Designer

Karl Roth

A designer from the early Federal Republic's silver commemorative years.

Karl Roth belongs to the first chapter of West German commemorative coinage: the 5 DM silver issues that helped the young Federal Republic turn cultural memory into a modern collecting series.

The work

The Federal Republic's commemorative program began cautiously. After 1945, German coinage had to rebuild trust before it could become expressive again. The early 5 Deutsche Mark silver commemoratives did that through culture, scholarship, and institutions rather than grand political display.

Münze Deutschland's official gallery credits Karl Roth, Munich on early 5 DM issues including Germanisches Nationalmuseum, Nuremberg and Friedrich von Schiller. Those are not incidental subjects. The Germanisches Nationalmuseum coin opened the Federal Republic's commemorative silver story, and the Schiller issue placed German literary culture into the same new monetary language.

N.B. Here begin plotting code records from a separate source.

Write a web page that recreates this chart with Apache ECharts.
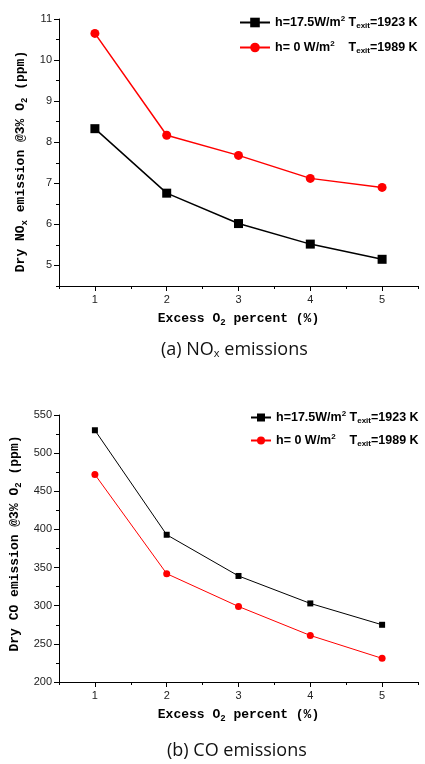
<!DOCTYPE html>
<html lang="en">
<head>
    <meta charset="utf-8"/>
    <title>NOx and CO emissions</title>
    <script src="https://cdn.jsdelivr.net/npm/echarts@6/dist/echarts.min.js"></script>
    <style>
        html, body { margin: 0; padding: 0; background: #fff; }
        #main { width: 425px; height: 764px; }
    </style>
</head>
<body>
<div id="main"></div>
<script>
    // excess O2 percent
    var xVals = [1, 2, 3, 4, 5];
    var xTicks = [1, 2, 3, 4, 5];
    // (a) NOx, ppm
    var noxHeated = [8.33, 6.76, 6.02, 5.52, 5.15];
    var noxAdiabatic = [10.65, 8.17, 7.68, 7.12, 6.90];
    var noxTicks = [5, 6, 7, 8, 9, 10, 11];
    // (b) CO, ppm
    var coHeated = [530, 393, 339, 303, 275];
    var coAdiabatic = [472, 342, 299, 261, 231];
    var coTicks = [200, 250, 300, 350, 400, 450, 500, 550];

    var legendText = {
        a1: '{t|h=17.5W/m}{sup|2}{t| T}{sub|exit}{t|=1923 K}',
        a2: '{t|h= 0 W/m}{sup|2}{t|    T}{sub|exit}{t|=1989 K}'
    };
    legendText.b1 = legendText.a1;
    legendText.b2 = legendText.a2;

    function pts(arr) {
        return xVals.map(function (x, i) { return [x, arr[i]]; });
    }

    var monoName = {
        fontFamily: 'Liberation Mono',
        fontWeight: 'bold',
        fontSize: 13,
        color: '#000'
    };
    var nameRich = {
        sub: { fontFamily: 'Liberation Mono', fontWeight: 'bold', fontSize: 9, padding: [7, 0, 0, 0], color: '#000' }
    };
    var legendRich = {
        t: { fontFamily: 'Liberation Sans', fontWeight: 'bold', fontSize: 12.5, color: '#000' },
        sup: { fontFamily: 'Liberation Sans', fontWeight: 'bold', fontSize: 8, padding: [0, 0, 7, 0], color: '#000' },
        sub: { fontFamily: 'Liberation Sans', fontWeight: 'bold', fontSize: 8, padding: [7, 0, 0, 0], color: '#000' }
    };

    function xMain(grid) {
        return {
            gridIndex: grid, type: 'value', min: 0.5, max: 5.5, interval: 0.5,
            name: 'Excess O{sub|2} percent (%)', nameLocation: 'middle', nameGap: 25,
            nameTextStyle: Object.assign({ rich: nameRich }, monoName),
            axisLine: { lineStyle: { color: '#000', width: 1 } },
            axisTick: { customValues: xTicks, length: 5, lineStyle: { color: '#000' } },
            axisLabel: { customValues: xTicks, margin: 8, color: '#222', fontSize: 11, fontFamily: 'Liberation Sans' },
            splitLine: { show: false }
        };
    }
    function xMinor(grid) {
        return {
            gridIndex: grid, type: 'value', min: 0.5, max: 5.5, interval: 0.5, position: 'bottom',
            axisLine: { show: false },
            axisTick: { length: 3, lineStyle: { color: '#000' } },
            axisLabel: { show: false },
            splitLine: { show: false }
        };
    }
    function yMain(grid, min, max, step, ticks, name, namePad) {
        return {
            gridIndex: grid, type: 'value', min: min, max: max, interval: step,
            name: name, nameLocation: 'middle', nameGap: 25, nameRotate: 90,
            nameTextStyle: Object.assign({ rich: nameRich, padding: namePad }, monoName),
            axisLine: { show: true, lineStyle: { color: '#000', width: 1 } },
            axisTick: { show: true, customValues: ticks, length: 5, lineStyle: { color: '#000' } },
            axisLabel: { customValues: ticks, margin: 7, color: '#222', fontSize: 11, fontFamily: 'Liberation Sans' },
            splitLine: { show: false }
        };
    }
    function yMinor(grid, min, max, step) {
        return {
            gridIndex: grid, type: 'value', min: min, max: max, interval: step, position: 'left',
            axisLine: { show: false },
            axisTick: { show: true, length: 3, lineStyle: { color: '#000' } },
            axisLabel: { show: false },
            splitLine: { show: false }
        };
    }

    var chart = echarts.init(document.getElementById('main'));
    var option = {
        backgroundColor: '#fff',
        animation: false,
        title: [
            {
                text: '(a) NO{s|x} emissions', left: 156, top: 336,
                textStyle: { fontFamily: 'Open Sans', fontWeight: 'normal', fontSize: 18, color: '#111',
                    rich: { s: { fontFamily: 'Open Sans', fontSize: 11, padding: [7, 0, 0, 0], color: '#111' } } }
            },
            {
                text: '(b) CO emissions', left: 162, top: 737,
                textStyle: { fontFamily: 'Open Sans', fontWeight: 'normal', fontSize: 18, color: '#111' }
            }
        ],
        legend: [
            {
                data: ['a1', 'a2'], orient: 'vertical', left: 234, top: 10,
                itemWidth: 30, itemHeight: 12, itemGap: 10,
                formatter: function (n) { return legendText[n]; },
                textStyle: { rich: legendRich }
            },
            {
                data: ['b1', 'b2'], orient: 'vertical', left: 245, top: 405,
                itemWidth: 20, itemHeight: 10, itemGap: 8,
                formatter: function (n) { return legendText[n]; },
                textStyle: { rich: legendRich }
            }
        ],
        grid: [
            { left: 59, right: 7, top: 19, height: 267 },
            { left: 59, right: 7, top: 415, height: 267 }
        ],
        xAxis: [xMain(0), xMinor(0), xMain(1), xMinor(1)],
        yAxis: [
            yMain(0, 4.5, 11, 0.5, noxTicks, 'Dry NO{sub|x} emission @3% O{sub|2} (ppm)', [0, 18, 0, 0]),
            yMinor(0, 4.5, 11, 0.5),
            yMain(1, 200, 550, 25, coTicks, 'Dry CO emission @3% O{sub|2} (ppm)', [0, 0, 0, 10]),
            yMinor(1, 200, 550, 25)
        ],
        series: [
            {
                name: 'a1', type: 'line', xAxisIndex: 0, yAxisIndex: 0, data: pts(noxHeated),
                symbol: 'rect', symbolSize: 9, color: '#000',
                lineStyle: { color: '#000', width: 1.5 }, itemStyle: { color: '#000' }
            },
            {
                name: 'a2', type: 'line', xAxisIndex: 0, yAxisIndex: 0, data: pts(noxAdiabatic),
                symbol: 'circle', symbolSize: 9, color: '#ff0000',
                lineStyle: { color: '#ff0000', width: 1.5 }, itemStyle: { color: '#ff0000' }
            },
            {
                name: 'b1', type: 'line', xAxisIndex: 2, yAxisIndex: 2, data: pts(coHeated),
                symbol: 'rect', symbolSize: 6, color: '#000',
                lineStyle: { color: '#000', width: 1 }, itemStyle: { color: '#000' }
            },
            {
                name: 'b2', type: 'line', xAxisIndex: 2, yAxisIndex: 2, data: pts(coAdiabatic),
                symbol: 'circle', symbolSize: 7, color: '#ff0000',
                lineStyle: { color: '#ff0000', width: 1 }, itemStyle: { color: '#ff0000' }
            }
        ]
    };
    chart.setOption(option);
</script>
</body>
</html>
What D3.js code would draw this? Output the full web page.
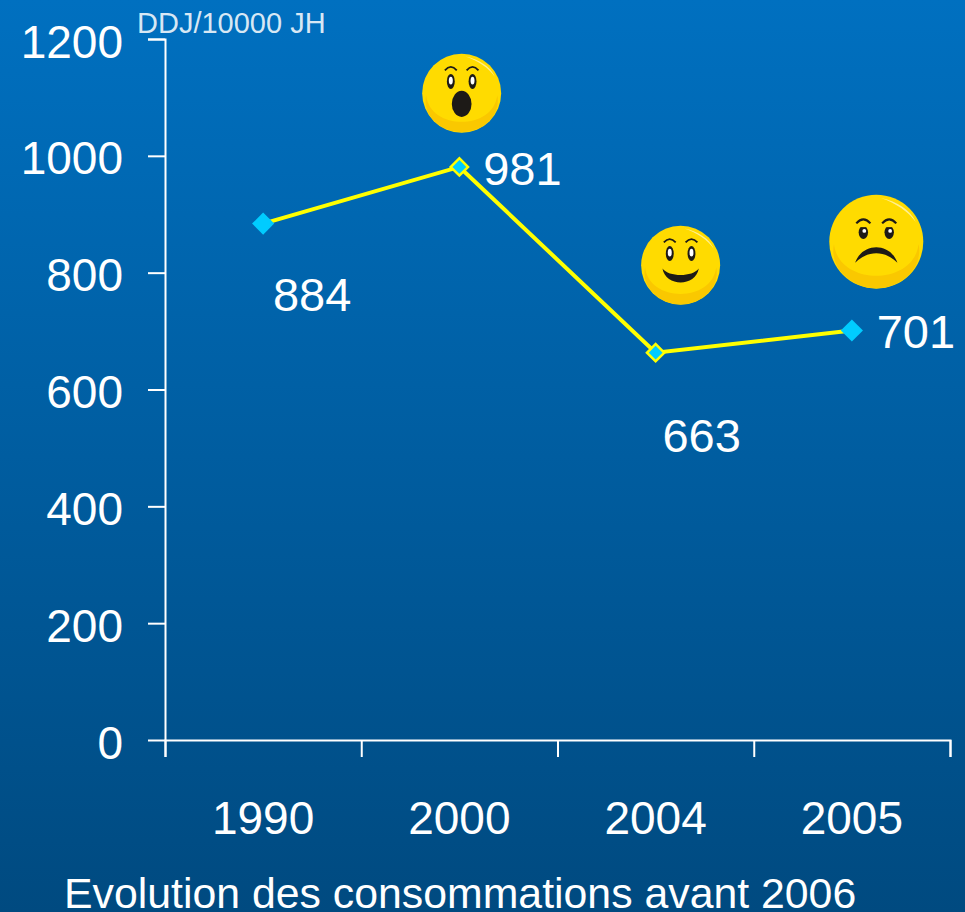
<!DOCTYPE html>
<html>
<head>
<meta charset="utf-8">
<script src="https://cdn.jsdelivr.net/npm/d3@7"></script>
<style>
  html, body { margin: 0; padding: 0; background: #004a80; }
  svg { display: block; }
  text { font-family: "Liberation Sans", Arial, sans-serif; fill: #fff; }
</style>
</head>
<body>
<div class="chart"></div>
<script>
// Data
const years = ["1990", "2000", "2004", "2005"];
const values = [884, 981, 663, 701];
const yTicks = [0, 200, 400, 600, 800, 1000, 1200];
const unitLabel = "DDJ/10000 JH";
const title = "Evolution des consommations avant 2006";

// Label placement relative to each point, and which markers get the yellow edge
const labelOffsets = [[49, 87], [63, 18], [46, 99], [64, 18]];
const outlined = [false, true, true, false];

// Smileys: mood, offset from the point, radius
const smileys = [
  { at: 1, mood: "surprised", dx: 2.3, dy: -73.7, r: 39.5 },
  { at: 2, mood: "happy", dx: 25, dy: -87.4, r: 39.5 },
  { at: 3, mood: "sad", dx: 24.4, dy: -88.8, r: 47 },
];

const width = 965;
const height = 912;
const margin = { left: 165, right: 15, top: 39, bottom: 172 };

const svg = d3
  .select(".chart")
  .append("svg")
  .attr("width", width)
  .attr("height", height);

// Background gradient
const defs = svg.append("defs");
const bg = defs
  .append("linearGradient")
  .attr("id", "bg")
  .attr("x1", 0)
  .attr("y1", 0)
  .attr("x2", 0)
  .attr("y2", 1);
bg.append("stop").attr("offset", 0).attr("stop-color", "#0070c0");
bg.append("stop").attr("offset", 1).attr("stop-color", "#004a80");
svg
  .append("rect")
  .attr("width", width)
  .attr("height", height)
  .attr("fill", "url(#bg)");

const xScale = d3
  .scaleBand()
  .domain(years)
  .range([margin.left, width - margin.right]);

// Same extent as the band scale, used for the ticks between categories
const xEdges = d3
  .scaleLinear()
  .domain([0, years.length])
  .range([margin.left, width - margin.right]);

const yScale = d3
  .scaleLinear()
  .domain([0, 1200])
  .range([height - margin.bottom, margin.top]);

const px = (i) => xScale(years[i]) + xScale.bandwidth() / 2;
const py = (i) => yScale(values[i]);

// Axes
const yAxis = svg
  .append("g")
  .attr("transform", `translate(${margin.left},0)`)
  .call(d3.axisLeft(yScale).tickValues(yTicks).tickSize(17).tickPadding(25).tickFormat(d3.format("d")));

const xTicks = svg
  .append("g")
  .attr("transform", `translate(0,${height - margin.bottom})`)
  .call(d3.axisBottom(xEdges).ticks(years.length).tickSize(17).tickFormat(""));

const xLabels = svg
  .append("g")
  .attr("transform", `translate(0,${height - margin.bottom})`)
  .call(d3.axisBottom(xScale).tickSize(0).tickPadding(61));

xLabels.select(".domain").remove();

[yAxis, xTicks].forEach((g) => {
  g.selectAll(".domain, line").attr("stroke", "#fff").attr("stroke-width", 2);
});
yAxis.select(".domain").attr("d", `M-17,${margin.top + 0.5}H0.5V${height - margin.bottom}`);
yAxis.selectAll("text").attr("dy", "18px");
[yAxis, xLabels].forEach((g) => {
  g.attr("font-family", null).attr("font-size", null);
  g.selectAll("text").style("font-size", "46px").attr("fill", "#fff");
});

// Unit label
svg
  .append("text")
  .attr("x", margin.left - 28)
  .attr("y", 33)
  .style("font-size", "29px")
  .style("fill-opacity", 0.85)
  .text(unitLabel);

// Line
const line = d3
  .line()
  .x((d, i) => px(i))
  .y((d, i) => py(i));

svg
  .append("path")
  .datum(values)
  .attr("d", line)
  .attr("fill", "none")
  .attr("stroke", "#ffff00")
  .attr("stroke-width", 4);

// Markers
svg
  .selectAll(".marker")
  .data(values)
  .enter()
  .append("path")
  .attr("class", "marker")
  .attr("d", (d, i) => d3.symbol().type(d3.symbolSquare).size(outlined[i] ? 150 : 245)())
  .attr("transform", (d, i) => `translate(${px(i)},${py(i)}) rotate(45)`)
  .attr("fill", "#00ccff")
  .attr("stroke", (d, i) => (outlined[i] ? "#ffff00" : "none"))
  .attr("stroke-width", 2.5);

// Value labels
svg
  .selectAll(".value")
  .data(values)
  .enter()
  .append("text")
  .attr("class", "value")
  .attr("x", (d, i) => px(i) + labelOffsets[i][0])
  .attr("y", (d, i) => py(i) + labelOffsets[i][1])
  .attr("text-anchor", "middle")
  .style("font-size", "47px")
  .text((d) => d);

// Smileys, all drawn on a unit circle then scaled
smileys.forEach((s, k) => {
  const g = svg
    .append("g")
    .attr("transform", `translate(${px(s.at) + s.dx},${py(s.at) + s.dy}) scale(${s.r})`);

  g.append("circle").attr("r", 1).attr("fill", "#ffdb00");

  const clipId = `face-${k}`;
  defs.append("clipPath").attr("id", clipId).append("circle").attr("r", 0.99);

  // Darker crescent at the chin
  g.append("path")
    .attr("d", "M-0.9,0.05C-0.8,0.95,0.8,0.95,0.9,0.05C1,0.5,0.6,1,0,1C-0.6,1,-1,0.5,-0.9,0.05Z")
    .attr("fill", "#fac800")
    .attr("clip-path", `url(#${clipId})`);

  // Highlight on the upper right
  g.append("path")
    .attr("d", "M0.1,-0.93C0.45,-0.85,0.72,-0.68,0.84,-0.42C0.68,-0.64,0.42,-0.82,0.1,-0.93Z")
    .attr("fill", "#ffef90");

  drawFace(g, s.mood);
});

function drawFace(g, mood) {
  const ink = "#1d1a17";
  const sad = mood === "sad";
  const eyeY = sad ? -0.2 : -0.3;
  const browEnd = sad ? -0.39 : -0.58;

  [-1, 1].forEach((side) => {
    const ex = side * 0.275;
    g.append("ellipse")
      .attr("cx", ex)
      .attr("cy", eyeY)
      .attr("rx", 0.1)
      .attr("ry", sad ? 0.14 : 0.19)
      .attr("fill", ink);
    if (sad) {
      // Flat upper lid over the eye
      g.append("rect")
        .attr("x", ex - 0.12)
        .attr("y", eyeY - 0.18)
        .attr("width", 0.24)
        .attr("height", 0.07)
        .attr("fill", "#ffdb00");
    }
    g.append("ellipse")
      .attr("cx", ex + (sad ? 0.02 : 0))
      .attr("cy", eyeY + (sad ? -0.03 : -0.02))
      .attr("rx", sad ? 0.04 : 0.05)
      .attr("ry", sad ? 0.04 : 0.1)
      .attr("fill", "#fff");
    // Brow
    g.append("path")
      .attr("d", `M${ex - 0.15},${browEnd}Q${ex},${browEnd - 0.17},${ex + 0.15},${browEnd}`)
      .attr("fill", "none")
      .attr("stroke", ink)
      .attr("stroke-width", 0.045);
  });

  if (mood === "surprised") {
    g.append("ellipse")
      .attr("cy", 0.27)
      .attr("rx", 0.25)
      .attr("ry", 0.33)
      .attr("fill", ink);
  } else if (mood === "happy") {
    g.append("path")
      .attr("d", "M-0.46,0.08C-0.3,0.3,0.3,0.3,0.46,0.08C0.38,0.55,-0.38,0.55,-0.46,0.08Z")
      .attr("fill", ink);
  } else {
    g.append("path")
      .attr("d", "M-0.45,0.45C-0.3,0.01,0.3,0.01,0.45,0.45C0.2,0.18,-0.2,0.18,-0.45,0.45Z")
      .attr("fill", ink);
  }
}

// Caption
svg
  .append("text")
  .attr("x", 64)
  .attr("y", 908)
  .style("font-size", "42.8px")
  .text(title);
</script>
</body>
</html>
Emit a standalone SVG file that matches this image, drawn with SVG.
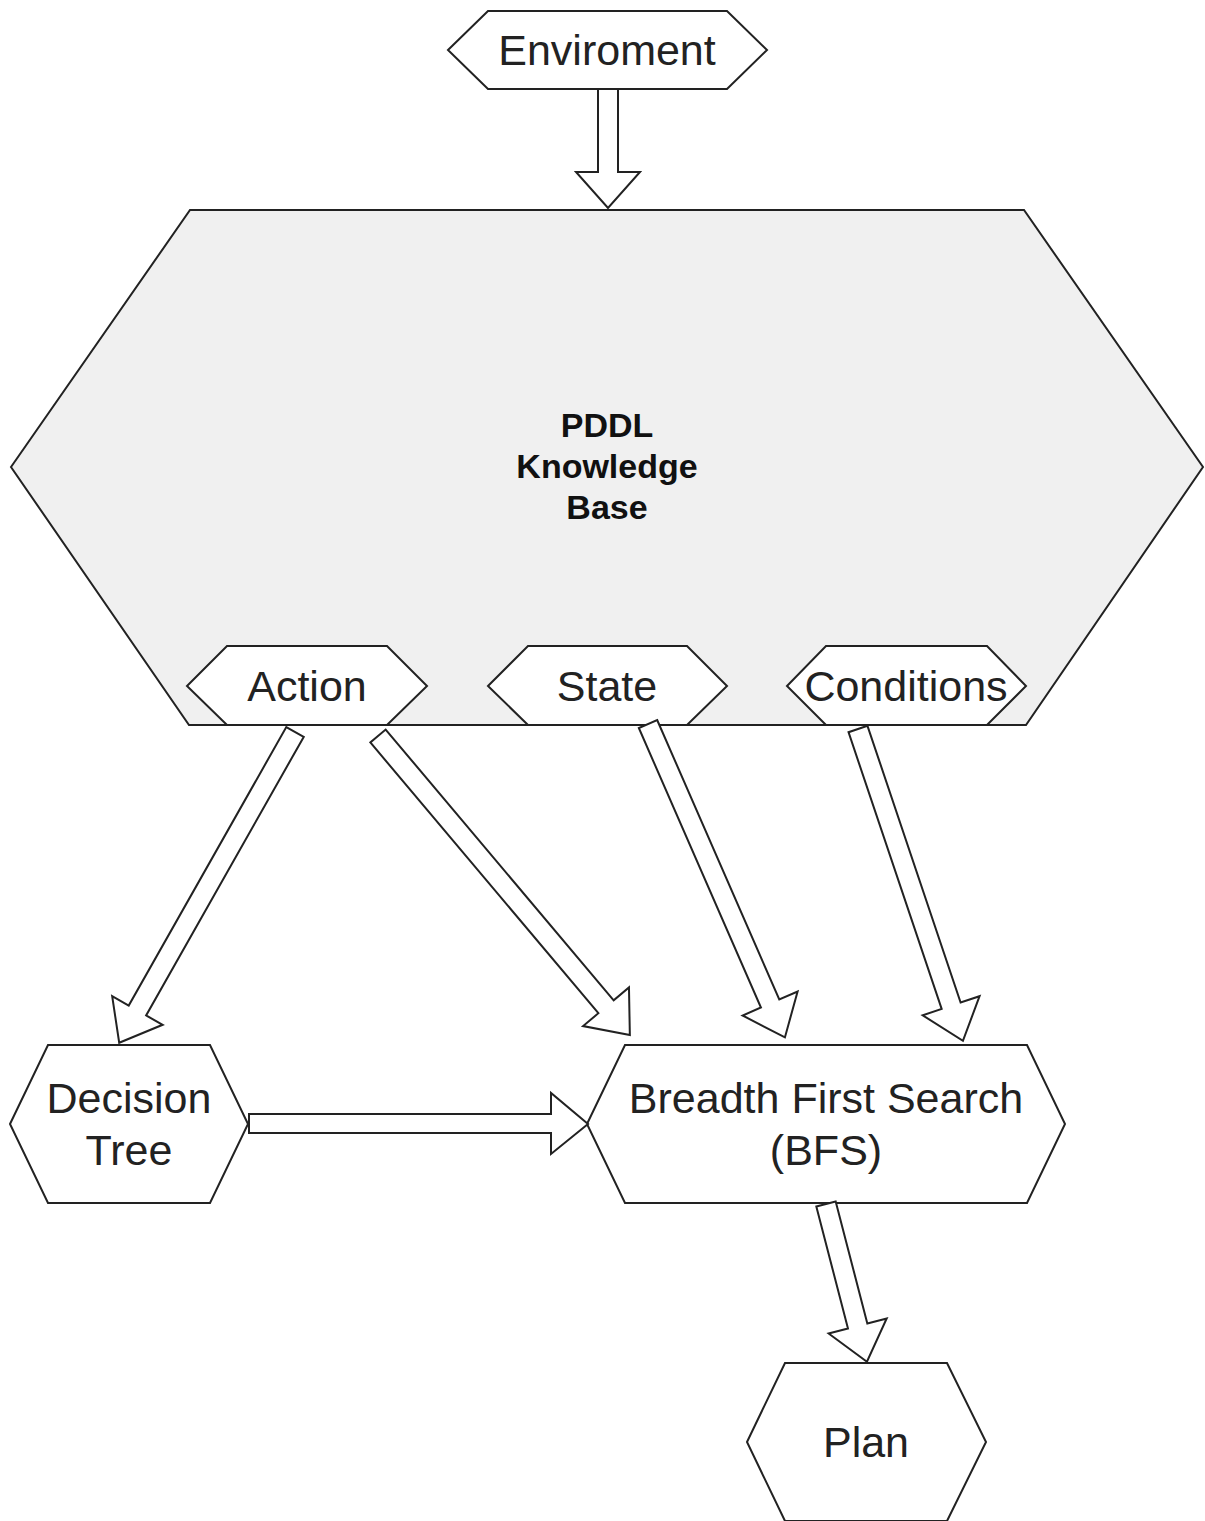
<svg xmlns="http://www.w3.org/2000/svg" width="1205" height="1521" viewBox="0 0 1205 1521">
<style>
.hex{fill:#ffffff;stroke:#222222;stroke-width:2;stroke-linejoin:miter}
.big{fill:#f0f0f0;stroke:#222222;stroke-width:2}
.arr{fill:#ffffff;stroke:#222222;stroke-width:2;stroke-linejoin:miter}
.t{font-family:"Liberation Sans",Arial,sans-serif;font-size:43px;fill:#222222;text-anchor:middle}
.tb{font-family:"Liberation Sans",Arial,sans-serif;font-size:34px;font-weight:bold;fill:#111111;text-anchor:middle}
</style>
<rect width="1205" height="1521" fill="#ffffff"/>
<g id="kb">
<polygon class="big" points="11,467 190,210 1024,210 1203,467 1026,725 189,725"/>
<text class="tb" x="607" y="437">PDDL</text>
<text class="tb" x="607" y="478">Knowledge</text>
<text class="tb" x="607" y="519">Base</text>
</g>
<g id="environment">
<polygon class="hex" points="448,50 488,11 727,11 767,50 727,89 488,89"/>
<text class="t" x="607" y="65">Enviroment</text>
</g>
<g id="action">
<polygon class="hex" points="187,686 227,646 387,646 427,686 387,725 227,725"/>
<text class="t" x="307" y="701">Action</text>
</g>
<g id="state">
<polygon class="hex" points="488,686 528,646 687,646 727,686 687,725 528,725"/>
<text class="t" x="607" y="701">State</text>
</g>
<g id="conditions">
<polygon class="hex" points="787,686 826,646 987,646 1026,686 987,725 826,725"/>
<text class="t" x="906" y="701">Conditions</text>
</g>
<g id="decision-tree">
<polygon class="hex" points="10,1124 48,1045 210,1045 248,1124 210,1203 48,1203"/>
<text class="t" x="129" y="1113">Decision</text>
<text class="t" x="129" y="1165">Tree</text>
</g>
<g id="bfs">
<polygon class="hex" points="587,1124 625,1045 1027,1045 1065,1124 1027,1203 625,1203"/>
<text class="t" x="826" y="1113">Breadth First Search</text>
<text class="t" x="826" y="1165">(BFS)</text>
</g>
<g id="plan">
<polygon class="hex" points="747,1442 785,1363 947,1363 986,1442 947,1521 785,1521"/>
<text class="t" x="866" y="1457">Plan</text>
</g>
<g id="connectors">
<polygon class="arr" points="598,89 618,89 618,172 640,172 608,208 576,172 598,172"/>
<polygon class="arr" transform="translate(295,732) rotate(119.5)" points="0,-10 320,-10 320,-29 357,0 320,29 320,10 0,10"/>
<polygon class="arr" transform="translate(378,736) rotate(49.9)" points="0,-10 354,-10 354,-30 391,0 354,30 354,10 0,10"/>
<polygon class="arr" transform="translate(648,724) rotate(66.4)" points="0,-10 305,-10 305,-30 342,0 305,30 305,10 0,10"/>
<polygon class="arr" transform="translate(858,729) rotate(71.4)" points="0,-10 292,-10 292,-30 329,0 292,30 292,10 0,10"/>
<polygon class="arr" points="249,1114 551,1114 551,1093 588,1124 551,1154 551,1133 249,1133"/>
<polygon class="arr" transform="translate(826,1204) rotate(75.45)" points="0,-10 126,-10 126,-30 163,0 126,30 126,10 0,10"/>
</g>
</svg>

Roth therefore sits at the beginning of a long West German habit: using commemorative coins as calm cultural records. Later designers would take the program through Beethoven, Dürer, Gutenberg, Basic Law anniversaries, Olympic issues, and the 10 DM series. Roth is one of the names at the door.

Key facts

Why collectors notice

Early 5 DM commemoratives are a different kind of German rarity from imperial gold or Weimar crisis money. They are postwar objects: restrained, institutional, and culturally serious. Roth's credited work helps explain that mood. These coins do not shout recovery. They show a republic rebuilding public memory through carefully chosen subjects.